I haven't had much time to poke around yet, but maybe somebody has an idea of where to start looking?

In the meantime, I'm off to build the shaper. cool

/E


My advice is to use the good vco as a test target. Look at the schematics and read with the scope voltages in various points, repeat the readings on the bad module.
If something is different in a point, look there for a bad solder joint, short, wrong part, defective part etc.
rithma
Got It!!!
After building the troubleshioting wiring harness, and an hour of poking around, i found 1 bad joint (missing square wave) and one backwards JFET(bad sine wave). All works now! Chubby sine waves all around.

Thank sweet baby jeesus for sockets.

/Etienne
StudentsOfTheFuture
Bumped the other thread by mistake oops

First - thank you strat-1, this has been an awesome project!

Just finished my VCOs (from kits), one works 100% and one half works.

The half working one has an issue with the main board (because I can swap front boards and get the same thing) - the pitch fluctuates randomly and the waveforms sound distorted.

Any idea what might be to blame? I messed up installing the low freq linearity trimmer and ripped a trace replacing it, but the connections seem to test okay. And that seems like it would be unrelated...

Waveforms, FM, Frequency, Fine, and Lock all seem to work fine, other than the above. I haven't tested more extensively yet.

e: and to eliminate the obvious, components are where they should be, and caps/diodes/ICs are the direction they're supposed to be.

Per schematic it looks like something upstream of the individual waves, so I re-heated some joints around the transistor pair and IC.

I get good tracking for about a minute after leaving it off for a while. I thought I had fixed it and was just tuning it against the other one to make sure when the weirdness came back. That makes me think capacitors?
StudentsOfTheFuture
Huh, now it seems to be working...

I reflowed some joints based on the schematic and my best guesses and no luck... then went to the movies, came back, plugged them in to do some voltage metering and... that seemed to do it somehow?

Checked the THAT340s and the transistors (basically... the hard stuff to replace) and the readings matched on both, and figured I should do a test run just in case. I was able to tune them within a note of each other without calibration, and I have them out of phase droning now just to make sure it holds - I'm getting normal osc drift, not random jumps! (and gosh they sound beautiful).

All of this has me thinking theres a bad joint somewhere. I'm wondering - any obvious culprits for the pitch fluctuations? I figured it was tempco, THAT, or PN3565s, but they all seem okay (actually, I should check the Tempco). And beyond that I'm not sure where to look (but feel free to direct me to schematic sections or general clusters - I do want to learn!)
sduck
Clean the flux off?
StudentsOfTheFuture
That's usually my first step (pre-power, even). I guess if it ain't broke... On to calibration!

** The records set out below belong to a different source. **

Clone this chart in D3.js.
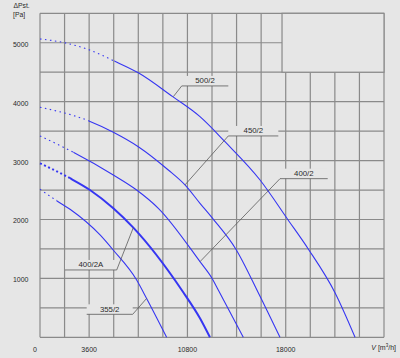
<!DOCTYPE html>
<html><head><meta charset="utf-8">
<script src="https://cdn.jsdelivr.net/npm/d3@7"></script>
<style>
body{margin:0;background:#e6e6e6}
svg{display:block}
text{font-family:"Liberation Sans",Arial,sans-serif;fill:#2a2a2a}
</style>
</head><body><svg id="c" width="400" height="358"></svg>
<script>
// ---- data ----
const seriesNames = ["500/2", "450/2", "400/2", "400/2A", "355/2"];
const flow500  = [0, 1800, 3600, 5440, 7200, 9720, 11720, 13550, 16120, 18150, 19650, 21610, 23080];
const pres500  = [5065, 5000, 4880, 4690, 4490, 4085, 3745, 3320, 2670, 2000, 1500, 757, 0];
const flow450  = [0, 3540, 5370, 7200, 9400, 10620, 11720, 12700, 14340, 15990, 17580];
const pres450  = [3905, 3677, 3481, 3236, 2840, 2587, 2275, 2003, 1499, 757, 0];
const flow400  = [0, 2440, 5370, 7080, 8670, 11720, 12620, 13060, 14890];
const pres400  = [3418, 3141, 2756, 2501, 2190, 1284, 995, 803, 0];
const flow400A = [0, 2200, 3660, 5370, 6835, 10380, 11720, 12450];
const pres400A = [2954, 2700, 2501, 2190, 1861, 803, 323, 0];
const flow355  = [0, 1220, 2200, 4400, 5360, 7080, 7810, 9280];
const pres355  = [2513, 2319, 2173, 1737, 1482, 973, 660, 0];
const dottedUntil = [5440, 3540, 2440, 2200, 1220];
const xTickValues = [0, 3600, 10800, 18000];
const yTickValues = [1000, 2000, 3000, 4000, 5000];
const xMax = 25200, xStep = 1800, yMax = 5500, yStep = 500;

// annotation anchors (data space): curve point, elbow, underline end
const annAnchorQ = [9766, 10623, 11722, 6835, 7817];
const annAnchorP = [4085, 2587, 1284, 1861, 662];
const annElbowQ  = [10381, 13795, 17582, 5619, 6791];
const annElbowP  = [4267, 3418, 2693, 1143, 390];
const annEndQ    = [13795, 17458, 21077, 1832, 3421];

// blank box top-right (data space)
const boxQ = [17730, 25200], boxP = [4500, 5500];

// ---- drawing ----
const svg = d3.select("#c");
const bg = "#e6e6e6", gridC = "#8a8a8a", blue = "#3636f2";
const x = d3.scaleLinear().domain([0, xMax]).range([40, 384]);
const y = d3.scaleLinear().domain([0, yMax]).range([337.3, 13.3]);

svg.append("rect").attr("width", 400).attr("height", 358).attr("fill", bg);

const g = svg.append("g");
// grid
g.selectAll("line.v").data(d3.range(0, xMax + 1, xStep)).join("line")
  .attr("x1", d => x(d)).attr("x2", d => x(d)).attr("y1", y(0)).attr("y2", y(yMax))
  .attr("stroke", gridC).attr("stroke-width", 1.2);
g.selectAll("line.h").data(d3.range(0, yMax + 1, yStep)).join("line")
  .attr("x1", x(0)).attr("x2", x(xMax)).attr("y1", d => y(d)).attr("y2", d => y(d))
  .attr("stroke", gridC).attr("stroke-width", 1.2);
// blank box
g.append("rect").attr("x", x(boxQ[0])).attr("y", y(boxP[1]))
  .attr("width", x(boxQ[1]) - x(boxQ[0])).attr("height", y(boxP[0]) - y(boxP[1]))
  .attr("fill", bg).attr("stroke", gridC).attr("stroke-width", 1.2);

// ticks
svg.selectAll("text.xt").data(xTickValues).join("text")
  .attr("x", d => x(d) - (d === 0 ? 5 : 0)).attr("y", 351.5)
  .attr("text-anchor", "middle").attr("font-size", 7).text(d => d);
svg.selectAll("text.yt").data(yTickValues).join("text")
  .attr("x", 28.5).attr("y", d => y(d) + 4)
  .attr("text-anchor", "end").attr("font-size", 7).text(d => d);
svg.append("text").attr("x", 13.5).attr("y", 8).attr("font-size", 6.8).text("ΔPst.");
svg.append("text").attr("x", 13).attr("y", 16.5).attr("font-size", 6.8).text("[Pa]");
const vt = svg.append("text").attr("x", 396).attr("y", 349.5).attr("text-anchor", "end").attr("font-size", 7);
vt.append("tspan").attr("font-style", "italic").text("V");
vt.append("tspan").text(" [m");
vt.append("tspan").attr("font-size", 4.5).attr("dy", -2.5).text("3");
vt.append("tspan").attr("dy", 2.5).text("/h]");

// curves
const flows = [flow500, flow450, flow400, flow400A, flow355];
const press = [pres500, pres450, pres400, pres400A, pres355];
const line = d3.line().x(d => x(d[0])).y(d => y(d[1])).curve(d3.curveMonotoneX);
const defs = svg.append("defs");
seriesNames.forEach((name, i) => {
  const pts = flows[i].map((q, k) => [q, press[i][k]]);
  const thick = name === "400/2A";
  const xd = x(dottedUntil[i]);
  defs.append("clipPath").attr("id", "cd" + i).append("rect")
    .attr("x", 0).attr("y", 0).attr("width", xd).attr("height", 358);
  defs.append("clipPath").attr("id", "cs" + i).append("rect")
    .attr("x", xd).attr("y", 0).attr("width", 400 - xd).attr("height", 358);
  svg.append("path").attr("d", line(pts)).attr("fill", "none").attr("stroke", blue)
    .attr("stroke-width", thick ? 2 : 1.1).attr("stroke-dasharray", thick ? "2,2.5" : "1.5,3.5")
    .attr("clip-path", `url(#cd${i})`);
  svg.append("path").attr("d", line(pts)).attr("fill", "none").attr("stroke", blue)
    .attr("stroke-width", thick ? 2 : 1.1)
    .attr("clip-path", `url(#cs${i})`);
});

// annotations
seriesNames.forEach((name, i) => {
  const ax = x(annAnchorQ[i]), ay = y(annAnchorP[i]);
  const ex = x(annElbowQ[i]), ey = y(annElbowP[i]);
  const zx = x(annEndQ[i]);
  const lo = Math.min(ex, zx), hi = Math.max(ex, zx);
  svg.append("rect").attr("x", lo).attr("y", ey - 10).attr("width", hi - lo).attr("height", 10).attr("fill", bg);
  svg.append("polyline").attr("points", `${ax},${ay} ${ex},${ey} ${zx},${ey}`)
    .attr("fill", "none").attr("stroke", "#5a5a5a").attr("stroke-width", 0.8);
  svg.append("text").attr("x", (lo + hi) / 2).attr("y", ey - 2.5)
    .attr("text-anchor", "middle").attr("font-size", 7.8).text(name);
});
</script>
</body></html>
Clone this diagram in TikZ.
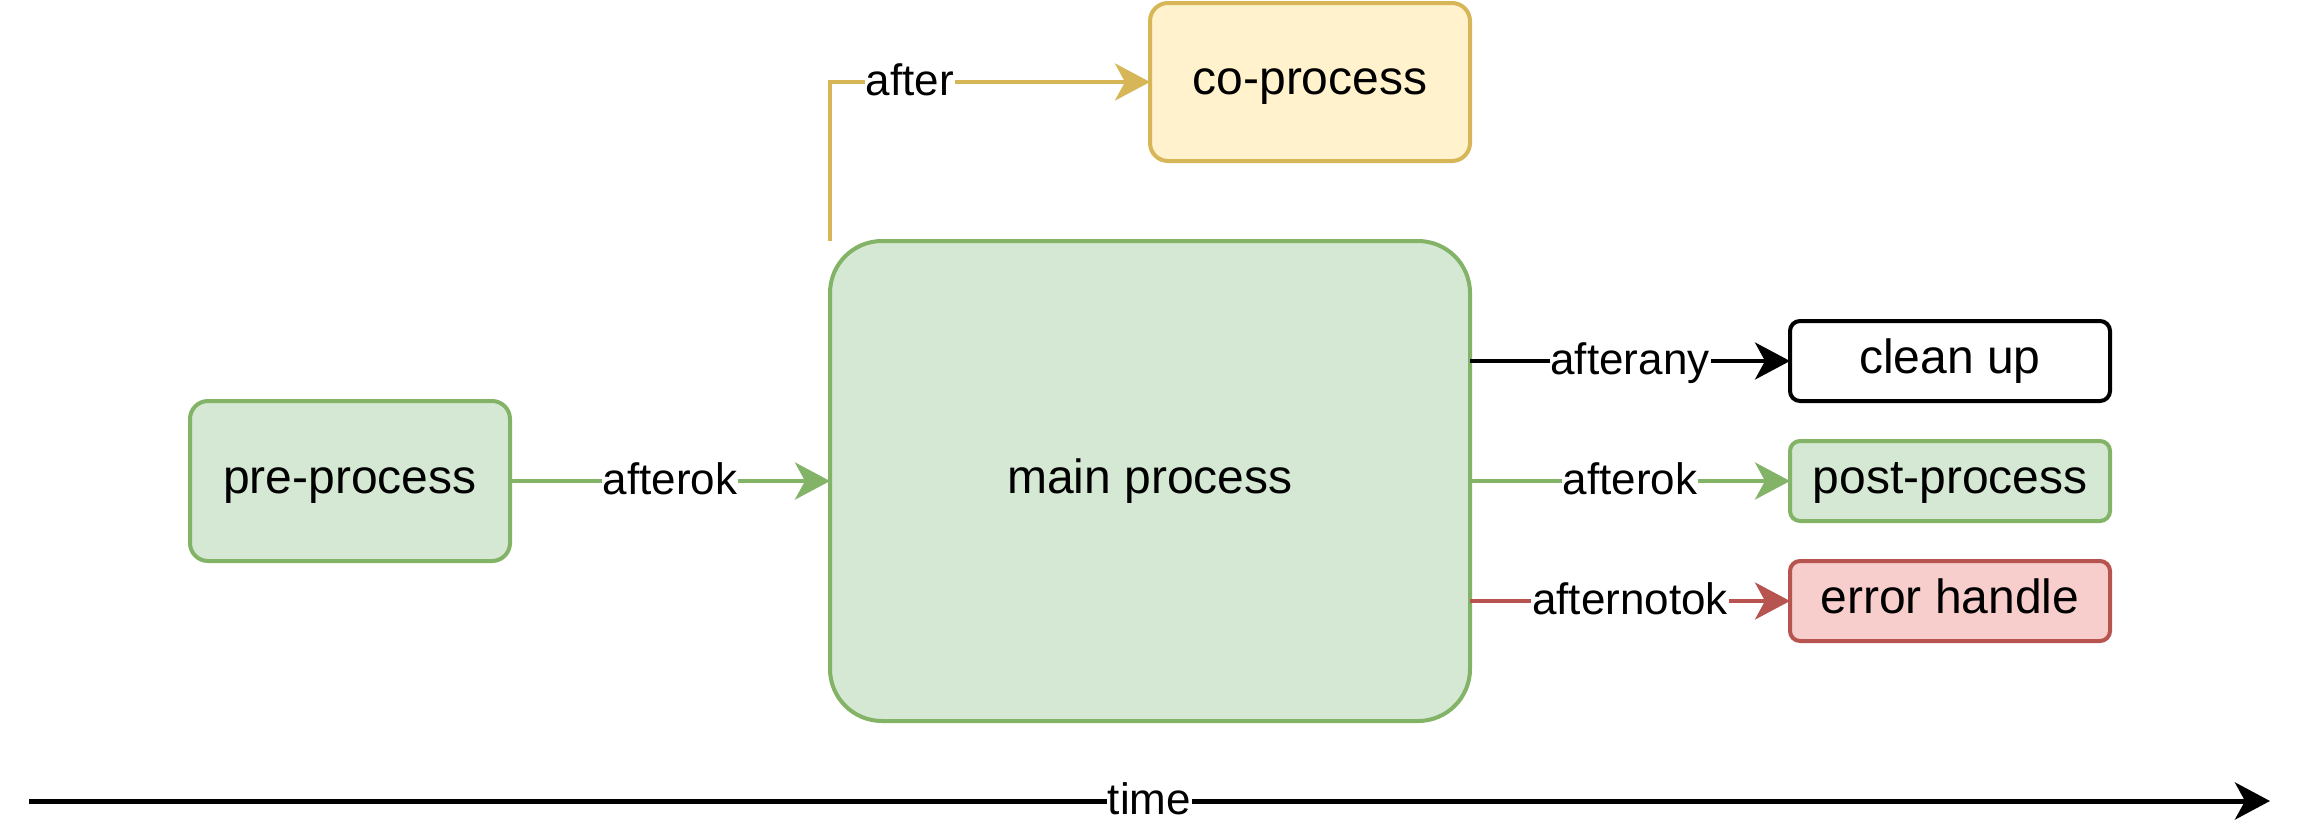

e: okay, I think i'm getting closer: I can get the weirdness for about a minute or two after powering on (30 seconds normal, then 2 minutes of jumpiness, then it goes away). Seems consistent with the other oscillator evening out its tuning as it warms, just way more pronounced til it gets there.

This is making me think its just due to a sloppy application of heatsink gel on the tempco.

Anyway, a very workable problem to have (I was thinking if all else fails, well, I know which one the mod osc is gonna be).
Jarno
Finished the build of the two VCO sections today. But only one of them is working, unfortunately.
I've built them at the same time,so I stuffed components in both boards per value. The only differences are that I used solder straps instead of diodes in the non-working board (and diodes in the other), and that the non-working board has a 2N4339 and the working board has 2N5457, the paired resistors had the same value markings, but everything was packed together, so I couldn't distinguish if one pair of resistors went with the one FET and the other with the other FET, but his should only affect the sine output.
On the non-working board,none of the outputs work, I've isolated the problem to the main board, both control boards are OK. I haven't connected pin 9-10 as discussed in the errata section, but that shouldn't matter, right?
As it doesn't oscillate, I am suspecting U4 to be bad, does that make sense? If I check both sides of the 4n7 cap, I only see DC on the scope and no oscillation.

This is the one that does work grin :


sduck
Why did you skip the diodes? I'd guess that's at least part of the problem. Put the diodes in there.
Jarno
Those are the diodes in the power supply section, and are meant to prevent reverse polarisation of the connector. This is not likely to happen (boxed header), therefore I replaced them by wires. Why do you think this is part of the problem?

Edit:
Mine is running on eurorack-standard voltages, so +/-12v (rather than +/-15v).

Edit2:
By the way, the picture above is of the functioning VCO, the one that does not function does have the polarity protection diodes.
StudentsOfTheFuture
The resistors I got seemed interchangable - they tested the same on my (limited, but usually good for finding 1% tolerances) meter.

I had the same semiconductor for both sine shapers, though - looked like the same batch.

How do the U4 pin voltages compare between the two? That would rule that out, at least.